OOS 7-5
Historical forest variability across a large Sierra Nevada mixed-conifer landscape

Tuesday, August 12, 2014: 9:20 AM
202, Sacramento Convention Center
Brandon Collins, Pacific Southwest Research Station, USDA US Forest Service, Davis, CA
Scott Stephens, Environmental Science, Policy, and Management, University of California, Berkeley, Berkeley, CA
Background/Question/Methods

US Forest Service National Forests throughout the western US are beginning to revise their Land Management Plans, and ecological restoration will be the central theme across individual plans. While numerous studies have been conducted that describe historical forest conditions and fire regimes the concept of ecological restoration remains partially undefined.
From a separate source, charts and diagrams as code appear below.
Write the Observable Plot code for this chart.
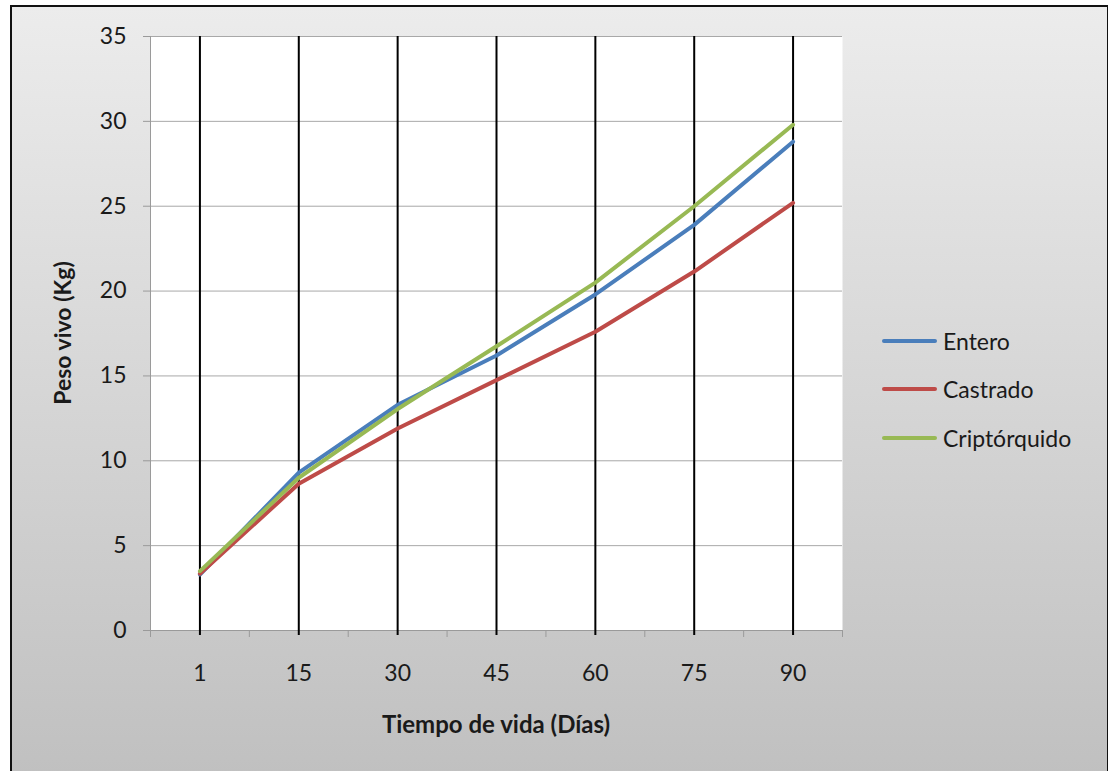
<!DOCTYPE html>
<html>
<head>
<meta charset="utf-8">
<script src="https://cdn.jsdelivr.net/npm/d3@7"></script>
<script src="https://cdn.jsdelivr.net/npm/@observablehq/plot@0.6"></script>
<style>
  html, body { margin: 0; padding: 0; background: #fff; }
  #wrap { position: relative; width: 1108px; height: 771px; overflow: hidden; font-family: Lato, "Noto Sans", sans-serif; color: #1a1a1a; }
  #panel { position: absolute; left: 10px; top: 5px; width: 1095px; height: 820px; border: 2px solid #111; background: linear-gradient(#ececec, #bdbdbd); }
  #plot { position: absolute; left: 0; top: 0; }
  .title-x { position: absolute; left: 496px; top: 723px; transform: translate(-50%, -50%); font-weight: bold; font-size: 24px; white-space: nowrap; }
  .title-y { position: absolute; left: 62px; top: 333px; transform: translate(-50%, -50%) rotate(-90deg); font-weight: bold; font-size: 23px; white-space: nowrap; }
  .legend { position: absolute; left: 882px; top: 0; }
  .legend .item { position: absolute; left: 0; display: flex; align-items: center; white-space: nowrap; font-size: 23px; transform: translateY(-50%); }
  .legend .sw { width: 55px; height: 4px; border-radius: 2px; margin-right: 6px; }
</style>
</head>
<body>
<div id="wrap">
  <div id="panel"></div>
  <div id="plot"></div>
  <div class="title-y">Peso vivo (Kg)</div>
  <div class="title-x">Tiempo de vida (Días)</div>
  <div class="legend" id="legend"></div>
</div>
<script>
// Live weight (kg) by age in days for each group
const days = [1, 15, 30, 45, 60, 75, 90];
const series = ["Entero", "Castrado", "Criptórquido"];
const entero = [3.3, 9.3, 13.3, 16.2, 19.8, 23.9, 28.8];
const castrado = [3.35, 8.65, 11.9, 14.75, 17.6, 21.15, 25.2];
const criptorquido = [3.5, 9.0, 13.05, 16.75, 20.5, 25.0, 29.8];
const colors = ["#4a7ebb", "#be4b48", "#98b954"];
const yTicks = [0, 5, 10, 15, 20, 25, 30, 35];

const values = [entero, castrado, criptorquido];
const rows = series.flatMap((s, k) => days.map((d, i) => ({series: s, i, day: d, value: values[k][i]})));
const index = days.map((d, i) => i);
const boundaries = [...index.map(i => i - 0.5), days.length - 0.5];

const chart = Plot.plot({
  width: 1108,
  height: 771,
  marginLeft: 150,
  marginRight: 266,
  marginTop: 36,
  marginBottom: 141,
  style: {background: "transparent", fontFamily: "Lato, 'Noto Sans', sans-serif", fontSize: "23px", color: "#1a1a1a"},
  x: {type: "linear", domain: [-0.5, days.length - 0.5], axis: null, label: null},
  y: {domain: [0, 35], axis: null, label: null},
  color: {domain: series, range: colors},
  marks: [
    Plot.frame({fill: "white", stroke: "none"}),
    Plot.gridY(yTicks, {stroke: "#a8a8a8", strokeOpacity: 1}),
    Plot.ruleX([-0.5], {stroke: "#9a9a9a"}),
    Plot.ruleY([0], {stroke: "#9a9a9a"}),
    Plot.axisY({ticks: yTicks, tickSize: 7, tickFormat: () => "", stroke: "#9a9a9a", label: null}),
    Plot.axisY({ticks: yTicks, tickSize: 0, tickPadding: 24, fontSize: 23, fill: "#1a1a1a", label: null}),
    Plot.axisX({ticks: boundaries, tickSize: 7, tickFormat: () => "", stroke: "#9a9a9a", label: null}),
    Plot.axisX({ticks: index, tickSize: 0, tickPadding: 34, fontSize: 23, fill: "#1a1a1a", label: null, tickFormat: i => String(days[i])}),
    Plot.ruleX(index, {stroke: "#000", strokeWidth: 2, insetBottom: -5}),
    Plot.line(rows, {x: "i", y: "value", z: "series", stroke: "series", strokeWidth: 4, strokeLinecap: "round", strokeLinejoin: "round"})
  ]
});
document.getElementById("plot").appendChild(chart);

// Legend at the right of the plot area
const legend = document.getElementById("legend");
const legendY = [341, 389, 438];
series.forEach((s, k) => {
  const item = document.createElement("div");
  item.className = "item";
  item.style.top = legendY[k] + "px";
  const sw = document.createElement("span");
  sw.className = "sw";
  sw.style.background = colors[k];
  const label = document.createElement("span");
  label.textContent = s;
  item.appendChild(sw);
  item.appendChild(label);
  legend.appendChild(item);
});
</script>
</body>
</html>
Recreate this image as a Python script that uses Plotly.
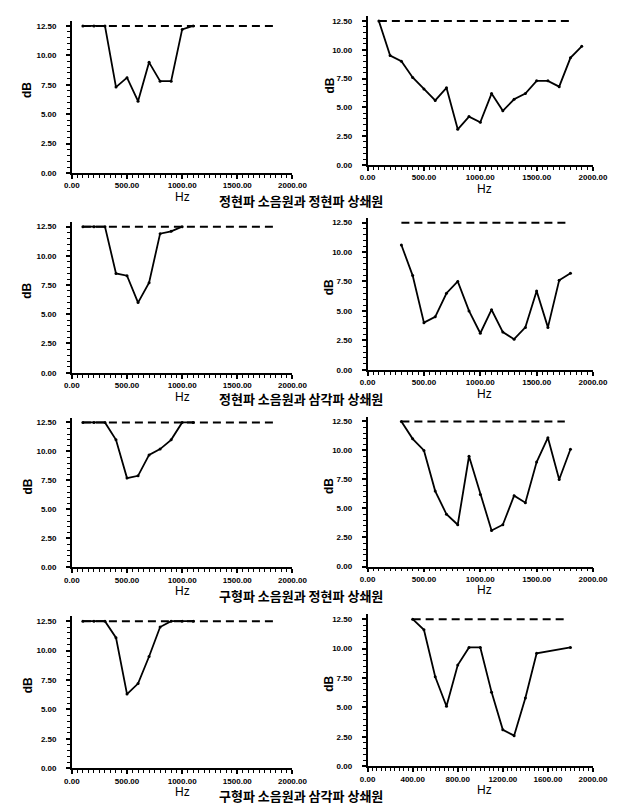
import plotly.graph_objects as go

W, H = 626, 804

# ---- data (Hz, dB) ----
p1_hz = [100, 200, 300, 400, 500, 600, 700, 800, 900, 1000, 1100]
p1_db = [12.5, 12.5, 12.5, 7.3, 8.1, 6.1, 9.4, 7.8, 7.8, 12.2, 12.5]
p1_ref = [100, 1850]

p2_hz = [100, 200, 300, 400, 500, 600, 700, 800, 900, 1000, 1100, 1200, 1300, 1400, 1500, 1600, 1700, 1800, 1900]
p2_db = [12.5, 9.5, 9.0, 7.6, 6.6, 5.6, 6.7, 3.1, 4.2, 3.7, 6.2, 4.7, 5.7, 6.2, 7.3, 7.3, 6.8, 9.3, 10.3]
p2_ref = [100, 1820]

p3_hz = [100, 200, 300, 400, 500, 600, 700, 800, 900, 1000]
p3_db = [12.5, 12.5, 12.5, 8.5, 8.3, 6.0, 7.7, 11.9, 12.1, 12.5]
p3_ref = [100, 1850]

p4_hz = [300, 400, 500, 600, 700, 800, 900, 1000, 1100, 1200, 1300, 1400, 1500, 1600, 1700, 1800]
p4_db = [10.6, 8.0, 4.0, 4.5, 6.5, 7.5, 5.0, 3.1, 5.1, 3.2, 2.6, 3.6, 6.7, 3.6, 7.6, 8.2]
p4_ref = [300, 1760]

p5_hz = [100, 200, 300, 400, 500, 600, 700, 800, 900, 1000, 1100]
p5_db = [12.5, 12.5, 12.5, 11.0, 7.7, 7.9, 9.7, 10.2, 11.0, 12.5, 12.5]
p5_ref = [100, 1860]

p6_hz = [300, 400, 500, 600, 700, 800, 900, 1000, 1100, 1200, 1300, 1400, 1500, 1600, 1700, 1800]
p6_db = [12.5, 11.0, 10.0, 6.5, 4.5, 3.6, 9.5, 6.2, 3.1, 3.6, 6.1, 5.5, 9.0, 11.1, 7.5, 10.1]
p6_ref = [300, 1750]

p7_hz = [100, 200, 300, 400, 500, 600, 700, 800, 900, 1000, 1100]
p7_db = [12.5, 12.5, 12.5, 11.1, 6.3, 7.2, 9.5, 12.0, 12.5, 12.5, 12.5]
p7_ref = [100, 1860]

p8_hz = [400, 500, 600, 700, 800, 900, 1000, 1100, 1200, 1300, 1400, 1500, 1800]
p8_db = [12.5, 11.6, 7.6, 5.1, 8.6, 10.1, 10.1, 6.3, 3.1, 2.6, 5.8, 9.6, 10.1]
p8_ref = [400, 1750]

ref_level = 12.5

captions = ["정현파 소음원과 정현파 상쇄원", "정현파 소음원과 삼각파 상쇄원",
            "구형파 소음원과 정현파 상쇄원", "구형파 소음원과 삼각파 상쇄원"]

panels = [
    (p1_hz, p1_db, p1_ref, 500),
    (p2_hz, p2_db, p2_ref, 500),
    (p3_hz, p3_db, p3_ref, 500),
    (p4_hz, p4_db, p4_ref, 500),
    (p5_hz, p5_db, p5_ref, 500),
    (p6_hz, p6_db, p6_ref, 500),
    (p7_hz, p7_db, p7_ref, 500),
    (p8_hz, p8_db, p8_ref, 400),
]

# ---- layout geometry (pixels) ----
col_x = [(58, 287), (365, 599)]
row_y = [(18, 166), (13, 158), (220, 367), (216, 364),
         (417, 563), (416, 562), (617, 765), (615, 763)]
YMAX = 12.9

fig = go.Figure()
tickfont = dict(family="Liberation Sans", size=8, color="black", weight="bold")

layout = dict(width=W, height=H, margin=dict(l=0, r=0, t=0, b=0),
              paper_bgcolor="white", plot_bgcolor="white", showlegend=False,
              annotations=[])

for i, (hz, db, ref, dt) in enumerate(panels):
    n = i + 1
    xs = "x" if n == 1 else f"x{n}"
    ys = "y" if n == 1 else f"y{n}"
    xl, xr = col_x[i % 2]
    y125, y0 = row_y[i]
    ytop = y0 - (y0 - y125) * YMAX / 12.5
    fig.add_trace(go.Scatter(x=ref, y=[ref_level, ref_level], xaxis=xs, yaxis=ys,
                             mode="lines", line=dict(color="black", width=2, dash="8px,5px")))
    fig.add_trace(go.Scatter(x=hz, y=db, xaxis=xs, yaxis=ys, mode="lines+markers",
                             line=dict(color="black", width=1.8),
                             marker=dict(color="black", size=3)))
    xa = dict(domain=[xl / W, xr / W], range=[0, 2000], anchor=ys,
              showline=True, linecolor="black", linewidth=1.6, showgrid=False, zeroline=False,
              tickmode="linear", tick0=0, dtick=dt, tickformat=".2f", ticks="outside",
              ticklen=4, tickwidth=1.5, tickcolor="black", tickfont=tickfont,
              minor=dict(tickmode="linear", tick0=0, dtick=dt / 10, ticks="outside",
                         ticklen=3, tickwidth=1.4, tickcolor="black", showgrid=False))
    ya = dict(domain=[1 - y0 / H, 1 - ytop / H], range=[0, YMAX], anchor=xs,
              showline=True, linecolor="black", linewidth=1.6, showgrid=False, zeroline=False,
              tickmode="linear", tick0=0, dtick=2.5, tickformat=".2f", ticks="outside",
              ticklen=4, tickwidth=1.5, tickcolor="black", tickfont=tickfont,
              ticklabelstandoff=8,
              minor=dict(tickmode="linear", tick0=0, dtick=0.5, ticks="outside",
                         ticklen=3, tickwidth=1.4, tickcolor="black", showgrid=False))
    layout["xaxis" if n == 1 else f"xaxis{n}"] = xa
    layout["yaxis" if n == 1 else f"yaxis{n}"] = ya
    # Hz label
    hx = 173 if i % 2 == 0 else 486
    layout["annotations"].append(dict(
        x=hx / W, y=1 - (y0 + 24) / H, xref="paper", yref="paper", text="Hz",
        showarrow=False, font=dict(family="Liberation Sans", size=12, color="black"),
        xanchor="center", yanchor="middle"))
    # dB label
    dx = 12 if i % 2 == 0 else 325
    layout["annotations"].append(dict(
        x=dx / W, y=1 - (y125 + 65) / H, xref="paper", yref="paper", text="dB",
        showarrow=False, textangle=-90,
        font=dict(family="Liberation Sans", size=12, color="black", weight="bold"),
        xanchor="center", yanchor="middle"))

cap_y = [194, 393, 591, 792]
for cap, cy in zip(captions, cap_y):
    layout["annotations"].append(dict(
        x=296 / W, y=1 - cy / H, xref="paper", yref="paper", text=cap, showarrow=False,
        font=dict(family="Noto Sans CJK KR", size=13, color="black", weight="bold"),
        xanchor="center", yanchor="middle"))

fig.update_layout(**layout)
fig.write_html("out.html")
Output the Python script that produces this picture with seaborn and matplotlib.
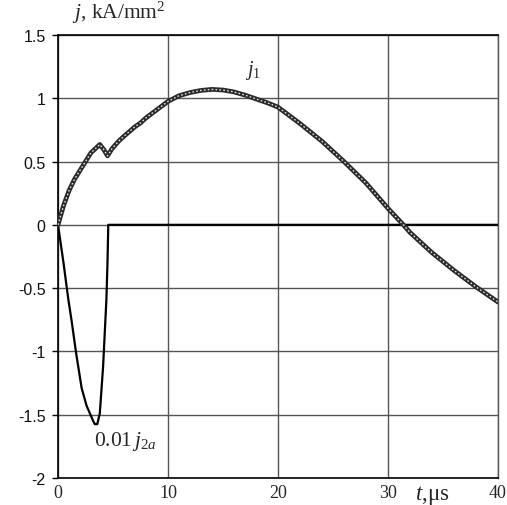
import matplotlib
matplotlib.use("Agg")
import matplotlib.pyplot as plt
import seaborn as sns
import pandas as pd

# ---- data ----
t_j1 = [0, 0.5, 1, 1.5, 2, 2.5, 3, 3.5, 3.8, 4.2, 4.5, 4.9, 5.5, 6, 7, 7.5, 8, 9, 10,
        11, 12, 13, 14, 15, 16, 17, 18, 19, 20, 22, 24, 26, 28, 30, 31.4, 32, 34, 36, 38, 40]
j1 = [0, 0.15, 0.27, 0.36, 0.43, 0.50, 0.57, 0.61, 0.635, 0.59, 0.545, 0.60, 0.66, 0.70, 0.775, 0.805, 0.845, 0.91, 0.975,
      1.02, 1.045, 1.062, 1.07, 1.065, 1.05, 1.025, 0.995, 0.965, 0.93, 0.80, 0.66, 0.50, 0.33, 0.13, 0.0, -0.06, -0.22, -0.36, -0.49, -0.61]

t_j2 = [0, 0.5, 0.94, 1.24, 1.64, 2.15, 2.6, 3.2, 3.35, 3.57, 3.8, 4.1, 4.4, 4.5, 4.57, 40]
j2a = [0, -0.30, -0.59, -0.76, -1.01, -1.29, -1.43, -1.55, -1.575, -1.575, -1.49, -1.12, -0.59, -0.30, 0.0, 0.0]

x_ticks = [0, 10, 20, 30, 40]
y_ticks = [1.5, 1, 0.5, 0, -0.5, -1, -1.5, -2]
y_tick_labels = ["1.5", "1", "0.5", "0", "-0.5", "-1", "-1.5", "-2"]

df1 = pd.DataFrame({"t": t_j1, "j": j1})
df2 = pd.DataFrame({"t": t_j2, "j": j2a})

sns.set_style("white")
plt.rcParams["font.family"] = ["DejaVu Sans"]
plt.rcParams["mathtext.fontset"] = "custom"
plt.rcParams["mathtext.rm"] = "Liberation Serif"
plt.rcParams["mathtext.it"] = "Liberation Serif:italic"
plt.rcParams["mathtext.bf"] = "Liberation Serif:bold"

fig = plt.figure(figsize=(5.07, 5.06), dpi=100)
ax = fig.add_axes([0.1144, 0.0534, 0.8678, 0.8755])

ax.set_xlim(0, 40)
ax.set_ylim(-2, 1.5)
ax.set_xticks(x_ticks)
ax.set_yticks(y_ticks)
ax.grid(True, color="#555555", linewidth=1.0)
ax.set_axisbelow(True)

# j2a curve (black line)
sns.lineplot(data=df2, x="t", y="j", ax=ax, color="black", linewidth=1.6,
             sort=False, estimator=None, legend=False, zorder=3)
# j1 curve: thick dark line with light dotted core to mimic open circle markers
sns.lineplot(data=df1, x="t", y="j", ax=ax, color="#2a2a2a", linewidth=3.4,
             sort=False, estimator=None, legend=False, zorder=4)
sns.lineplot(data=df1, x="t", y="j", ax=ax, color="#e0e0e0", linewidth=1.0,
             linestyle=(0, (1.2, 1.6)), sort=False, estimator=None, legend=False, zorder=5)

ax.set_xlabel("")
ax.set_ylabel("")

for s in ["left", "bottom", "top"]:
    ax.spines[s].set_color("black")
    ax.spines[s].set_linewidth(1.2)
ax.spines["right"].set_color("#555555")
ax.spines["right"].set_linewidth(1.0)

ax.set_yticklabels(y_tick_labels, fontfamily="Liberation Sans", fontsize=11.5, color="#111111")
ax.set_xticklabels([str(v) for v in x_ticks], fontfamily="Liberation Serif", fontsize=13)
ax.tick_params(axis="y", direction="out", length=4, width=1, color="black", pad=5, left=True)
ax.tick_params(axis="x", length=0, pad=4)

serif = "Liberation Serif"
# y-axis title at top
fig.text(0.142, 0.962, r"$j$, kA/mm$^{2}$", fontsize=15.5, fontfamily=serif,
         ha="left", va="baseline")

# curve labels
ax.text(17.0, 1.19, r"$j_{1}$", fontsize=14.5, fontfamily=serif, ha="left", va="baseline")
ax.text(3.3, -1.74, r"0.01$\,j_{2a}$", fontsize=15.5, fontfamily=serif, ha="left", va="baseline")

# x-axis title near the bottom right
fig.text(0.818, 0.012, r"$t$,$\mathrm{\mu}$s", fontsize=16.5, fontfamily=serif,
         ha="left", va="baseline")

fig.savefig("out.png", dpi=100)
It is understood that fire in drier, mid- to low-elevation forests occurred fairly frequently and this generally maintained open and patchy forest structure.  But, how open, how patchy, and how did this vary across large landscapes? This information generally cannot be extracted from the traditional tree-ring based studies. We have a historical dataset that can address some of these key questions that still remain unanswered. This dataset consists of early timber inventories conducted by the US Forest Service in 1911. These inventories were spatially explicit and included tree sizes and species, as well as understory vegetation cover by species.

Results/Conclusions

Using K-means clustering we identified nine distinct forest structure/understory community groups across a 16,000 ha area. These groups ranged from nearly pure shrub-dominated to relatively dense forests, dominated by large trees. Regression tree analysis indicated that elevation had a strong influence on the spatial distribution of identified groups. Moisture deficit, and to a lesser extent slope gradient, also explained spatial distribution of groups, indicating topographic/productivity controls on forest structure/understory vegetation. This work has the potential to assist in developing restoration goals for land management planning by explicitly characterizing ranges of historical forest conditions across a large mixed-conifer forest rather than simply reporting average conditions.